From the Central Institute of Higher Tibetan Studies, Kambampati was sent to other Tibetan establishments to develop the same idea of project-based learning.

Kambampati also presented her learning approach at the U.S. Embassy in Tajikistan.

“The project-based learning isn’t just a real life experience in the classroom, but working collaboratively, thinking critically, and then presentation skills and all those other things involved,” Kambampati said.

In Bosnia, Eick said, people see English as their ticket to a good job.

“If they speak English and write English well, they have a chance of being able to be employed, and unemployment is very high,” Eick said. “The English department at the university, even though it’s not a huge department numerically, it has very bright students. I didn’t dumb down anything I taught.”

Eick said her students were looking at aspects of American culture today in terms of race and popular culture, even doing a Skype interview with Mark McCormick, who was the previous executive director of the Kansas African American Museum.

“Students read essays from his latest books and then they talked with him about race in America. They were so excited,” Eick said. “They loved his essays and then to actually see him on the screen and to be able to ask him questions was great for them. He had gotten up at five in the morning to speak with us.”

Eick said students also studied current social change movements in the U.S. such as the #MeToo movement, Black Lives Matter and Native Americans trying to protest and stop the Dakota Access pipeline.

“Bosnia has a culture where there isn’t much dissent permitted by the governing structure, so we were trying to get students to think, ‘You’re very frustrated by the way things work in this country politically, by the corruption and by the fact that the structure is not very workable. How can you change that?’” Eick said.

“I think what I learned from this experience that will stay with me in terms of how it changes the way I teach is the importance of both assigning contemporary articles about politics, religion, race — that students can read and connect it to themselves and can see how issues in the past are playing out today; and secondly, their speaking on important issues in their lives,” she said.

One class, Eick asked her students to give a speech on a significant object in their life or an extraordinary experience.

What happened was something she hadn’t experienced in 20 years or will ever forget, she said.

Students talked about experiences that were extremely emotional and powerful in their lives, like an unplanned pregnancy and how they dealt with it, or a brother with Down syndrome that had died.

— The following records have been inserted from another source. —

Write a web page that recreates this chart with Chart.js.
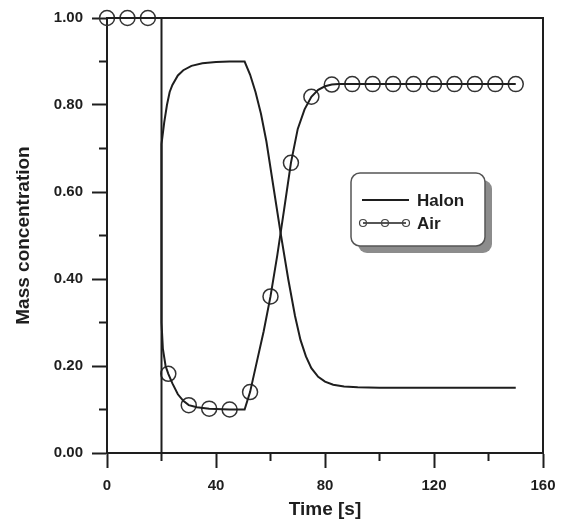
<!DOCTYPE html>
<html>
<head>
<meta charset="utf-8">
<script src="https://cdn.jsdelivr.net/npm/chart.js@4/dist/chart.umd.min.js"></script>
<style>
  html, body { margin: 0; padding: 0; background: #fff; }
  #wrap { width: 566px; height: 520px; }
</style>
</head>
<body>
<div id="wrap"><canvas id="myChart" width="566" height="520"></canvas></div>
<script>
// values
const halonTime = [0, 20, 20, 21, 22, 23, 24, 26, 28, 31, 35, 40, 45, 50.5, 52.5, 54.5, 56.5, 58.5, 61, 63.7, 66.5, 69, 71, 73, 75, 77.5, 80, 83, 87, 92, 100, 150];
const halonMass = [0, 0, 0.71, 0.76, 0.80, 0.83, 0.846, 0.868, 0.88, 0.89, 0.896, 0.899, 0.9, 0.9, 0.87, 0.83, 0.78, 0.716, 0.615, 0.506, 0.40, 0.315, 0.26, 0.222, 0.195, 0.175, 0.164, 0.157, 0.153, 0.151, 0.15, 0.15];

const airTime = [0, 20, 20, 20.5, 21.5, 22.5, 24, 26, 28, 30, 33, 37.5, 45, 50.5, 52.5, 55, 57.5, 60, 62.5, 65, 67.5, 70, 72.5, 75, 77.5, 80, 82.5, 85, 150];
const airMass = [1, 1, 0.30, 0.24, 0.20, 0.182, 0.16, 0.135, 0.12, 0.11, 0.105, 0.102, 0.10, 0.10, 0.14, 0.21, 0.28, 0.36, 0.455, 0.56, 0.667, 0.745, 0.79, 0.819, 0.835, 0.843, 0.847, 0.848, 0.848];

// circle markers on the Air curve
const markerTime = [0, 7.5, 15, 22.5, 30, 37.5, 45, 52.5, 60, 67.5, 75, 82.5, 90, 97.5, 105, 112.5, 120, 127.5, 135, 142.5, 150];
const markerMass = [1, 1, 1, 0.182, 0.11, 0.102, 0.10, 0.14, 0.36, 0.667, 0.819, 0.847, 0.848, 0.848, 0.848, 0.848, 0.848, 0.848, 0.848, 0.848, 0.848];

const xMinorTicks = [20, 60, 100, 140];
const yMinorTicks = [0.1, 0.3, 0.5, 0.7, 0.9];

const FONT = '"Liberation Sans", Arial, sans-serif';
const INK = '#1e1e1e';

const toPoints = (xs, ys) => xs.map((x, i) => ({ x: x, y: ys[i] }));

// box round the plot plus the short minor ticks
const framePlugin = {
  id: 'frame',
  afterDraw(chart) {
    const c = chart.ctx;
    const a = chart.chartArea;
    const xs = chart.scales.x;
    const ys = chart.scales.y;
    c.save();
    c.strokeStyle = INK;
    c.lineWidth = 2;
    c.beginPath();
    c.moveTo(a.left, a.top);
    c.lineTo(a.right, a.top);
    c.lineTo(a.right, a.bottom);
    c.stroke();
    c.beginPath();
    xMinorTicks.forEach(v => {
      const px = xs.getPixelForValue(v);
      c.moveTo(px, a.bottom);
      c.lineTo(px, a.bottom + 8);
    });
    yMinorTicks.forEach(v => {
      const py = ys.getPixelForValue(v);
      c.moveTo(a.left, py);
      c.lineTo(a.left - 8, py);
    });
    c.stroke();
    c.restore();
  }
};

// legend box with drop shadow
const legendPlugin = {
  id: 'boxLegend',
  afterDraw(chart) {
    const c = chart.ctx;
    const bx = 351, by = 173, bw = 134, bh = 73, r = 9;
    const rrect = (x, y, w, h) => {
      c.beginPath();
      c.moveTo(x + r, y);
      c.arcTo(x + w, y, x + w, y + h, r);
      c.arcTo(x + w, y + h, x, y + h, r);
      c.arcTo(x, y + h, x, y, r);
      c.arcTo(x, y, x + w, y, r);
      c.closePath();
    };
    c.save();
    rrect(bx + 7, by + 7, bw, bh);
    c.fillStyle = '#8c8c8c';
    c.fill();
    rrect(bx, by, bw, bh);
    c.fillStyle = '#fff';
    c.fill();
    c.strokeStyle = '#555';
    c.lineWidth = 1.5;
    c.stroke();

    c.strokeStyle = INK;
    c.lineWidth = 2;
    c.beginPath();
    c.moveTo(362, 200);
    c.lineTo(409, 200);
    c.stroke();

    c.lineWidth = 1.5;
    c.beginPath();
    c.moveTo(363, 223);
    c.lineTo(406, 223);
    c.stroke();
    [363, 385, 406].forEach(x => {
      c.beginPath();
      c.arc(x, 223, 3.5, 0, Math.PI * 2);
      c.strokeStyle = '#444';
      c.lineWidth = 1.2;
      c.stroke();
    });

    c.fillStyle = INK;
    c.font = 'bold 17px ' + FONT;
    c.textBaseline = 'middle';
    c.fillText('Halon', 417, 201);
    c.fillText('Air', 417, 224);
    c.restore();
  }
};

const ctx = document.getElementById('myChart');

new Chart(ctx, {
  type: 'scatter',
  data: {
    datasets: [
      {
        label: 'Halon',
        data: toPoints(halonTime, halonMass),
        showLine: true,
        borderColor: INK,
        borderWidth: 2,
        pointRadius: 0,
        tension: 0,
        clip: false
      },
      {
        label: 'Air',
        data: toPoints(airTime, airMass),
        showLine: true,
        borderColor: INK,
        borderWidth: 2,
        pointRadius: 0,
        tension: 0,
        clip: false
      },
      {
        label: 'Air markers',
        data: toPoints(markerTime, markerMass),
        showLine: false,
        pointStyle: 'circle',
        pointRadius: 7.5,
        pointBorderWidth: 1.5,
        pointBorderColor: '#333',
        pointBackgroundColor: 'rgba(0,0,0,0)',
        clip: false
      }
    ]
  },
  options: {
    responsive: false,
    animation: false,
    events: [],
    layout: { padding: { left: 0, top: 15, right: 23, bottom: 0 } },
    plugins: {
      legend: { display: false },
      tooltip: { enabled: false }
    },
    scales: {
      x: {
        type: 'linear',
        min: 0,
        max: 160,
        afterFit: s => { s.height = 67; },
        border: { display: true, color: INK, width: 2 },
        grid: { drawOnChartArea: false, drawTicks: true, tickLength: 15, tickWidth: 2, tickColor: INK },
        ticks: {
          stepSize: 40,
          padding: 9,
          color: INK,
          font: { family: FONT, size: 15, weight: 'bold' }
        },
        title: {
          display: true,
          text: 'Time [s]',
          color: INK,
          padding: 0,
          font: { family: FONT, size: 19, weight: 'bold', lineHeight: 1.1 }
        }
      },
      y: {
        min: 0,
        max: 1,
        afterFit: s => { s.width = 107; },
        border: { display: true, color: INK, width: 2 },
        grid: { drawOnChartArea: false, drawTicks: true, tickLength: 15, tickWidth: 2, tickColor: INK },
        ticks: {
          stepSize: 0.2,
          padding: 9,
          color: INK,
          font: { family: FONT, size: 15, weight: 'bold' },
          callback: v => v.toFixed(2)
        },
        title: {
          display: true,
          text: 'Mass concentration',
          color: INK,
          padding: { top: 12, bottom: 0 },
          font: { family: FONT, size: 19, weight: 'bold' }
        }
      }
    }
  },
  plugins: [framePlugin, legendPlugin]
});
</script>
</body>
</html>
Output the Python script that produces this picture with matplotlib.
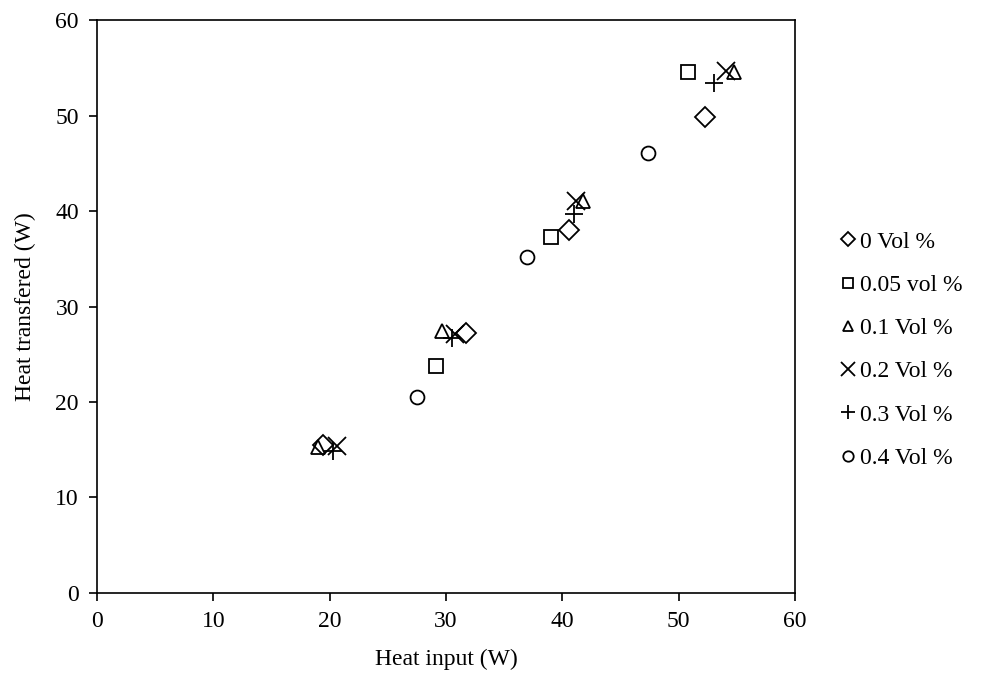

“It was a very emotional moment,” Eick said. “By the end of the class, everyone was crying, even the guys, who said they weren’t prepared for the speech. It bonded the class and when they walked out, everyone was hugging. They had never done anything like that before.”

Kambampati said that’s exactly what the Fulbright is about: To go and experience.

“We want to encourage youngsters and other people to go and experience and see the world,” Kambampati said. “There’s so many neat things that are happening, and the Fulbright, it’s not just for teachers. There are student researchers, teachers who do research together, even English teaching assistants coming right out of university.”

Eick said Americans tend to be ignorant about the rest of the world, but the fact that English belongs to the world was very important to realize.

“English doesn’t just belong to you in America, or in England or Australia. It belongs in places like Nigeria and India, and countries that have spoken English for hundreds of years,” Eick said. “People are learning English everywhere as the lingua franca, the connective voice. That requires us to not be so arrogant about the way we speak English. There are many ways to speak English, there are many accents, just as there are in this country, worldwide.”

Kambampati said there is so much more she would have liked to accomplish in India. She has only planted a seed in their mind.

“I love to help people, it’s my motto,” she said. “I want to help as many students and teachers as possible. This is my purpose.”